Material
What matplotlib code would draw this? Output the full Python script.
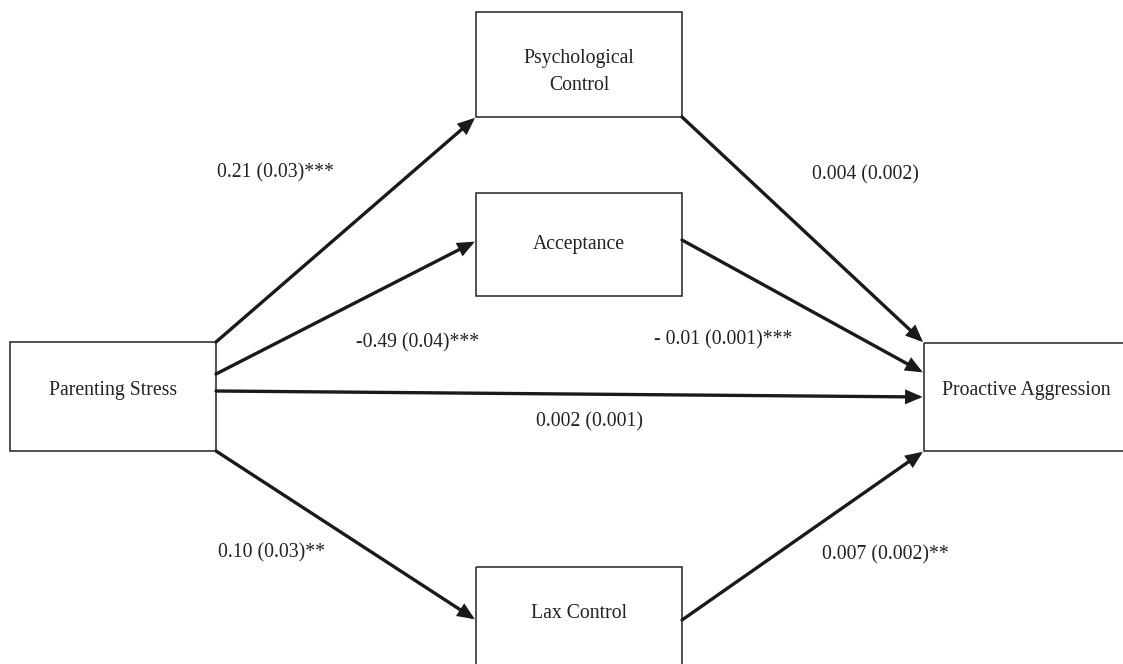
import matplotlib.pyplot as plt
from matplotlib.patches import Rectangle, FancyArrowPatch

plt.rcParams['font.family'] = ['Liberation Serif', 'DejaVu Serif']

# Boxes: label, left, top, right, bottom (pixel space, y down)
nodeNames = ["Parenting Stress", "Psychological\nControl", "Acceptance", "Lax Control", "Proactive Aggression"]
nodeBoxes = [(10, 342, 216, 451), (476, 12, 682, 117), (476, 193, 682, 296), (476, 567, 682, 700), (924, 343, 1130, 451)]
nodeTextPos = [(113, 391), (579, 72), (579, 244), (579, 614), (1026, 391)]

# Paths: start, end, coefficient label, label position
pathStarts = [(216, 342), (216, 374), (682, 117), (682, 240), (216, 391), (216, 451), (682, 620)]
pathEnds = [(476, 117), (476, 241), (924, 343), (924, 373), (924, 397), (476, 620), (924, 451)]
pathLabels = ["0.21 (0.03)***", "-0.49 (0.04)***", "0.004 (0.002)", "- 0.01 (0.001)***",
              "0.002 (0.001)", "0.10 (0.03)**", "0.007 (0.002)**"]
labelPos = [(275, 173), (418, 343), (865, 175), (723, 340), (590, 422), (271, 553), (885, 555)]

fig = plt.figure(figsize=(11.23, 6.64), dpi=100)
ax = fig.add_axes([0, 0, 1, 1])
ax.set_xlim(0, 1123)
ax.set_ylim(664, 0)
ax.axis("off")

for (l, t, r, b), name, (tx, ty) in zip(nodeBoxes, nodeNames, nodeTextPos):
    ax.add_patch(Rectangle((l, t), r - l, b - t, fill=False, edgecolor="#222222", linewidth=1.1))
    ax.text(tx, ty, name, ha="center", va="center", fontsize=14.2, color="#222222", linespacing=1.5)

for s, e in zip(pathStarts, pathEnds):
    ax.add_patch(FancyArrowPatch(s, e, arrowstyle="-|>,head_length=0.7,head_width=0.3",
                                 mutation_scale=12, linewidth=2.4, color="#1a1a1a",
                                 shrinkA=0, shrinkB=1, joinstyle="miter"))

for lab, (lx, ly) in zip(pathLabels, labelPos):
    ax.text(lx, ly, lab, ha="center", va="center", fontsize=14.2, color="#222222")

fig.savefig("out.png", dpi=100)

The problem
Your task is to repeat the data above exactly while excluding the pictures.

Exercise response
What matplotlib code would draw this? Output the full Python script.
import matplotlib.pyplot as plt
from matplotlib.patches import Rectangle, FancyArrowPatch

plt.rcParams['font.family'] = ['Liberation Serif', 'DejaVu Serif']

# Boxes: label, left, top, right, bottom (pixel space, y down)
nodeNames = ["Parenting Stress", "Psychological\nControl", "Acceptance", "Lax Control", "Proactive Aggression"]
nodeBoxes = [(10, 342, 216, 451), (476, 12, 682, 117), (476, 193, 682, 296), (476, 567, 682, 700), (924, 343, 1130, 451)]
nodeTextPos = [(113, 391), (579, 72), (579, 244), (579, 614), (1026, 391)]

# Paths: start, end, coefficient label, label position
pathStarts = [(216, 342), (216, 374), (682, 117), (682, 240), (216, 391), (216, 451), (682, 620)]
pathEnds = [(476, 117), (476, 241), (924, 343), (924, 373), (924, 397), (476, 620), (924, 451)]
pathLabels = ["0.21 (0.03)***", "-0.49 (0.04)***", "0.004 (0.002)", "- 0.01 (0.001)***",
              "0.002 (0.001)", "0.10 (0.03)**", "0.007 (0.002)**"]
labelPos = [(275, 173), (418, 343), (865, 175), (723, 340), (590, 422), (271, 553), (885, 555)]

fig = plt.figure(figsize=(11.23, 6.64), dpi=100)
ax = fig.add_axes([0, 0, 1, 1])
ax.set_xlim(0, 1123)
ax.set_ylim(664, 0)
ax.axis("off")

for (l, t, r, b), name, (tx, ty) in zip(nodeBoxes, nodeNames, nodeTextPos):
    ax.add_patch(Rectangle((l, t), r - l, b - t, fill=False, edgecolor="#222222", linewidth=1.1))
    ax.text(tx, ty, name, ha="center", va="center", fontsize=14.2, color="#222222", linespacing=1.5)

for s, e in zip(pathStarts, pathEnds):
    ax.add_patch(FancyArrowPatch(s, e, arrowstyle="-|>,head_length=0.7,head_width=0.3",
                                 mutation_scale=12, linewidth=2.4, color="#1a1a1a",
                                 shrinkA=0, shrinkB=1, joinstyle="miter"))

for lab, (lx, ly) in zip(pathLabels, labelPos):
    ax.text(lx, ly, lab, ha="center", va="center", fontsize=14.2, color="#222222")

fig.savefig("out.png", dpi=100)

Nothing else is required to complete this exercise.